My experience with GBPUSD last night has led me to conclude it is time to place implicit trust in the ability of my forecast model to alert me as to when a legitimate reversal in the intraday trend has been initiated. But this demanded that I return to the question of how to avoid being jerked around when an asset is in whipsaw mode. In the past, I experimented with looking to volume or rate of change as a means of gauging whether the amount of momentum supporting a given trend was sufficient to warrant taking action, but to no avail. The results were always unsatisfactory. I also toyed with the possibility of defining a zone within which I could safely assume that there existed a lack of volatility and liquidity which would make executing a trade ill advised, but such zones never appeared to fit with the outcomes of actual price action, or at least, not until just now. I just took another stab at establishing such a zone, this time based on the parameters I have adopted as the polished, perfected, finalize settings for my Dynamic Probability Trading system, and this time, the zone DOES appear to fit with the outcomes of actual price action. Now I will need to try it out to see if it in fact possesses the ability to yield the kind of results I have in mind when put to the test in the context of real-life trade situations.
I did not trade any indices this morning because I needed a pullback to enter long positions, but one never materialized. However, USA Federal Reserve Chairman Jerome Powell’s talk at the Economic Club of New York might have provided a very sweet opportunity for me instead if the markets don’t turn against me...
Turn against me they did not. (Only 12 minutes left until expiry.) This should more than make up for the problems I had with GBPUSD yesterday.
Things are going so well adapting Dynamic Probabilty Trading to Nadex binary options that I decided to log on to my live Nadex account and link it to my new bank account in preparation for funding it so that it is all set up and ready to go the moment I decide I want to resume trading via their exchange. But unfortunately, when I opened the platform, little happened beyond a little blue busy indicator (Loading, Please wait...) spinning around and around and around, so apparently, the problems I was having with Nadex had to do with Nadex and not with my using an older model laptop, as I was doing before. I don't know why the demo account I opened for this experiment was operating so smoothly, but regardless, it looks like I won't be going back to Nadex after all!

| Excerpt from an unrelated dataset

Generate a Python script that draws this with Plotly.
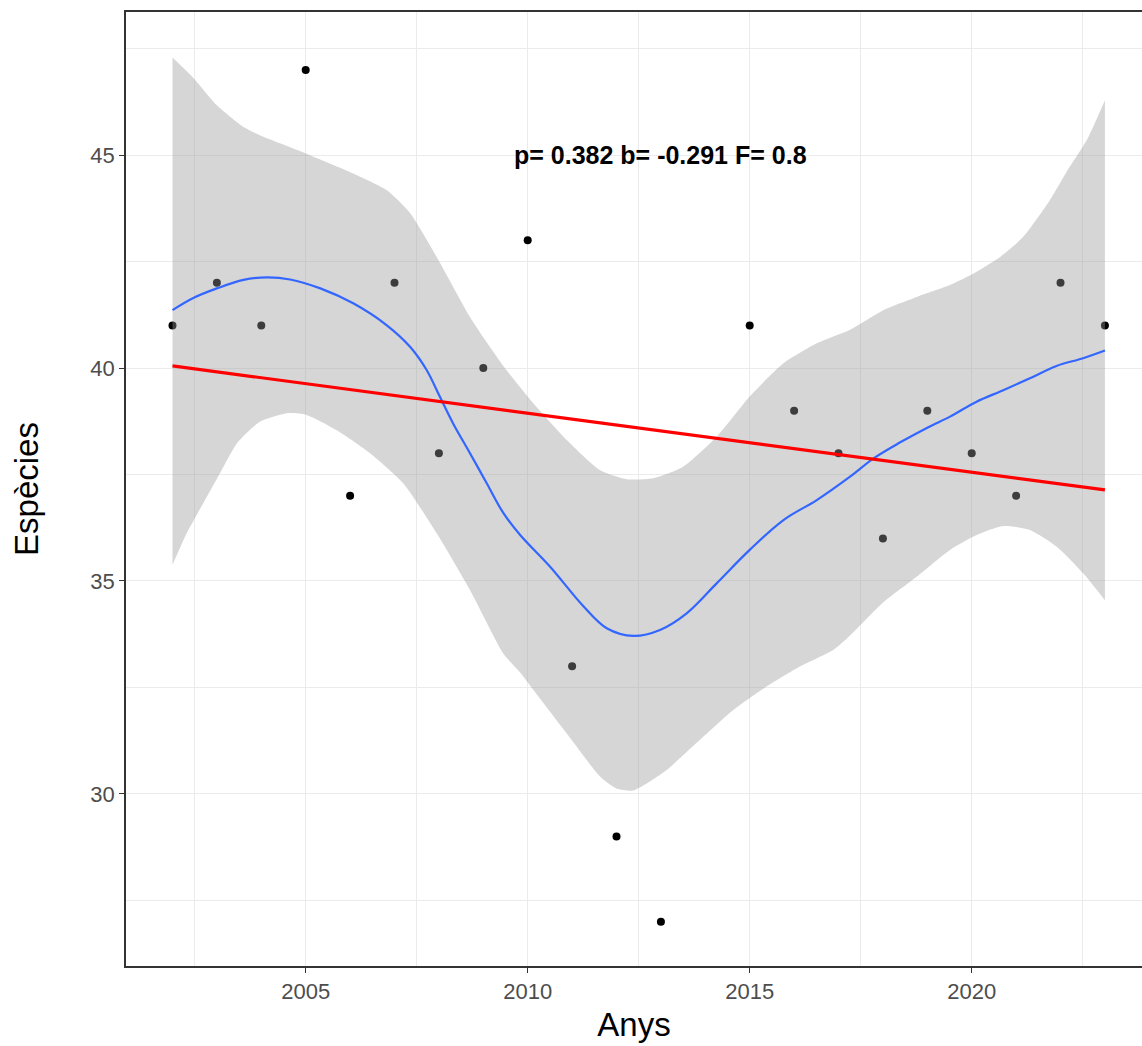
import plotly.graph_objects as go

# ---- data ----
years = [2002, 2003, 2004, 2005, 2006, 2007, 2008, 2009, 2010, 2011, 2012, 2013,
         2015, 2016, 2017, 2018, 2019, 2020, 2021, 2022, 2023]
species = [41, 42, 41, 47, 37, 42, 38, 40, 43, 33, 29, 27,
           41, 39, 38, 36, 39, 38, 37, 42, 41]

# linear trend (red)
trend_years = [2002, 2023]
trend_values = [40.05, 37.14]

# loess curve (blue)
loess_years = [2002.0, 2002.48, 2003.0, 2003.6, 2004.13, 2004.65, 2005.33, 2006.07, 2006.82,
               2007.35, 2007.72, 2008.02, 2008.32, 2008.7, 2009.08, 2009.45, 2009.83, 2010.5,
               2011.26, 2011.78, 2012.38, 2012.98, 2013.58, 2014.26, 2015.0, 2015.76, 2016.51,
               2017.26, 2017.79, 2018.38, 2019.0, 2019.51, 2020.11, 2020.71, 2021.31, 2021.91,
               2022.51, 2023.0]
loess_values = [41.36, 41.65, 41.87, 42.07, 42.13, 42.08, 41.87, 41.52, 41.01,
                40.5, 39.96, 39.33, 38.7, 38.0, 37.29, 36.6, 36.08, 35.34,
                34.4, 33.89, 33.71, 33.85, 34.24, 34.95, 35.73, 36.43, 36.9,
                37.45, 37.88, 38.25, 38.6, 38.86, 39.21, 39.48, 39.76, 40.05,
                40.23, 40.41]

# confidence band of loess
band_upper_years = [2002.0, 2002.48, 2003.0, 2003.6, 2004.05, 2005.0, 2006.07, 2006.82, 2007.35,
                    2007.95, 2008.7, 2009.08, 2009.45, 2009.83, 2010.13, 2010.88, 2011.63,
                    2012.23, 2012.83, 2013.5, 2014.26, 2015.0, 2015.76, 2016.51, 2017.26,
                    2018.01, 2018.76, 2019.51, 2020.04, 2020.64, 2021.16, 2021.76, 2022.21,
                    2022.59, 2023.0]
band_upper_values = [47.29, 46.8, 46.17, 45.66, 45.43, 45.04, 44.57, 44.18, 43.64,
                     42.61, 41.2, 40.6, 40.05, 39.55, 39.17, 38.31, 37.6,
                     37.39, 37.41, 37.68, 38.39, 39.33, 40.11, 40.58, 40.9,
                     41.36, 41.67, 41.95, 42.22, 42.61, 43.08, 43.94, 44.73,
                     45.35, 46.29]
band_lower_years = [2002.0, 2002.32, 2002.69, 2003.07, 2003.45, 2003.97, 2004.57, 2005.02, 2005.7,
                    2006.45, 2007.2, 2007.95, 2008.7, 2009.45, 2009.83, 2010.13, 2010.88,
                    2011.63, 2012.0, 2012.38, 2012.75, 2013.13, 2013.88, 2014.63, 2015.38,
                    2016.13, 2016.88, 2017.26, 2018.01, 2018.76, 2019.51, 2020.11, 2020.71,
                    2021.31, 2021.91, 2022.51, 2023.0]
band_lower_values = [35.38, 36.12, 36.82, 37.53, 38.23, 38.74, 38.94, 38.9, 38.54,
                     38.0, 37.29, 36.12, 34.79, 33.3, 32.85, 32.44, 31.42,
                     30.41, 30.13, 30.08, 30.29, 30.56, 31.27, 31.97, 32.52,
                     32.99, 33.38, 33.72, 34.5, 35.1, 35.73, 36.08, 36.29,
                     36.2, 35.81, 35.18, 34.55]

x_ticks = [2005, 2010, 2015, 2020]
y_ticks = [30, 35, 40, 45]
stats_text = "p= 0.382 b= -0.291 F= 0.8"

fig = go.Figure()

# points (drawn first, band overlays them)
fig.add_trace(go.Scatter(x=years, y=species, mode="markers",
                         marker=dict(color="black", size=8), showlegend=False))

# confidence band: lower edge, then upper edge filled down to it
fig.add_trace(go.Scatter(x=band_lower_years, y=band_lower_values, mode="lines",
                         line=dict(width=0, shape="spline", smoothing=0.6),
                         hoverinfo="skip", showlegend=False))
fig.add_trace(go.Scatter(x=band_upper_years, y=band_upper_values, mode="lines",
                         fill="tonexty", fillcolor="rgba(153,153,153,0.4)",
                         line=dict(width=0, shape="spline", smoothing=0.6),
                         hoverinfo="skip", showlegend=False))

# loess
fig.add_trace(go.Scatter(x=loess_years, y=loess_values, mode="lines",
                         line=dict(color="#3366FF", width=2.2, shape="spline"),
                         showlegend=False))

# linear trend
fig.add_trace(go.Scatter(x=trend_years, y=trend_values, mode="lines",
                         line=dict(color="#FF0000", width=3.2), showlegend=False))

fig.add_annotation(x=2013, y=45, text="<b>" + stats_text + "</b>", showarrow=False,
                   font=dict(family="Liberation Sans", size=25, color="black"),
                   xanchor="center", yanchor="middle")

fig.update_layout(
    width=1142, height=1046,
    margin=dict(l=126, r=0, t=12, b=80),
    paper_bgcolor="white", plot_bgcolor="white",
    font=dict(family="Liberation Sans"),
)
fig.update_xaxes(
    range=[2000.953, 2023.835], tickvals=x_ticks, ticktext=[str(v) for v in x_ticks],
    showgrid=True, gridcolor="#ebebeb", gridwidth=1.2,
    minor=dict(tickvals=[2002.5, 2007.5, 2012.5, 2017.5, 2022.5],
               showgrid=True, gridcolor="#ebebeb", gridwidth=1),
    zeroline=False, showline=True, linecolor="#333333", linewidth=1.5, mirror=True,
    ticks="outside", ticklen=5, tickcolor="#333333", tickwidth=1.2,
    tickfont=dict(family="Liberation Sans", size=22, color="#4d4d4d"),
    title=dict(text="Anys", font=dict(family="Liberation Sans", size=33, color="black"),
               standoff=10),
)
fig.update_yaxes(
    range=[25.96, 48.36], tickvals=y_ticks, ticktext=[str(v) for v in y_ticks],
    showgrid=True, gridcolor="#ebebeb", gridwidth=1.2,
    minor=dict(tickvals=[27.5, 32.5, 37.5, 42.5, 47.5],
               showgrid=True, gridcolor="#ebebeb", gridwidth=1),
    zeroline=False, showline=True, linecolor="#333333", linewidth=1.5, mirror=False,
    ticks="outside", ticklen=5, tickcolor="#333333", tickwidth=1.2,
    tickfont=dict(family="Liberation Sans", size=22, color="#4d4d4d"),
    title=dict(text="Espècies", font=dict(family="Liberation Sans", size=33, color="black"),
               standoff=42),
)

fig.write_html("out.html", config={"displayModeBar": False},
               post_script="document.body.style.margin='0';document.body.style.overflow='hidden';")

I've now established for myself that trading using the North American Derivatives Exchange (NADEX) platform is not going to work for me due to its shortcomings in terms of performance, along with the apparent fact that if I wished to, I could apply the Dynamic Probability Trade strategy to their system successfully. So I pretty much no longer have any reason to trade my NADEX demo account except for fun, which I am doing right now in order to try out the use of my new "dead zone" in dictating position entry points. Though the market is kind of dead right now, USDCAD is on the verge of emerging out from beneath the bottom of the zone, so I am purchasing a single in-the-money put contract with expiry schedule three hours away to see if the rate remains beneath the strike price up until that time. The timing is not at all ideal in that this interval will engulf the opening of the London session (during which anything might happen) but perhaps this will be a good test for gauging the power (or lack thereof) of the dead zone. UPDATE: The return on this trade is currently at $7.75 (50¢ above what is pictured below), more than a third of the full value of the contract, which is merely $20.00. So I'm going to go ahead and pocket that amount right now (a bird in the hand is worth two in the bush) and simply note visually whether the rate remains below the strike price three hours from now.
Though the major indices offered better trade opportunities than foreign currency pairs on Monday (from my perspective), that was not the case on Tuesday, Wednesday or today. With only thirty minutes left until expiry, it appears the Dynamic Probabilty system with "Dead Zone" has again helped me select what probably have a good chance to turn out to be winning in-the-money binary option contracts. (I don't understand why GBPUSD is still showing a negative Profit/Loss at this time).
If these trades would be so kind as to not reverse their general behavior too much within the next forty-five minutes, the three potential winners should outweigh the one potential loser... UPDATE: AUDJPY has decided to turn in my favor for the moment, so I am going to sell the contract now while the going is good, and plan to hold on to the remaining three contracts until expiry. Unlike the contracts I purchased previously, these were all out-of-the-money trades.
I purchased one last round of binary option contracts. Their risk-to-reward ratios were ridiculous, but I wanted to get my demo account balance, which was $25,000 when I started, up above $25,300 by the close of today's New York session, and I don't think I can count on there being enough volume/momentum left in the market to push the rates up above out-of-the-money strike prices.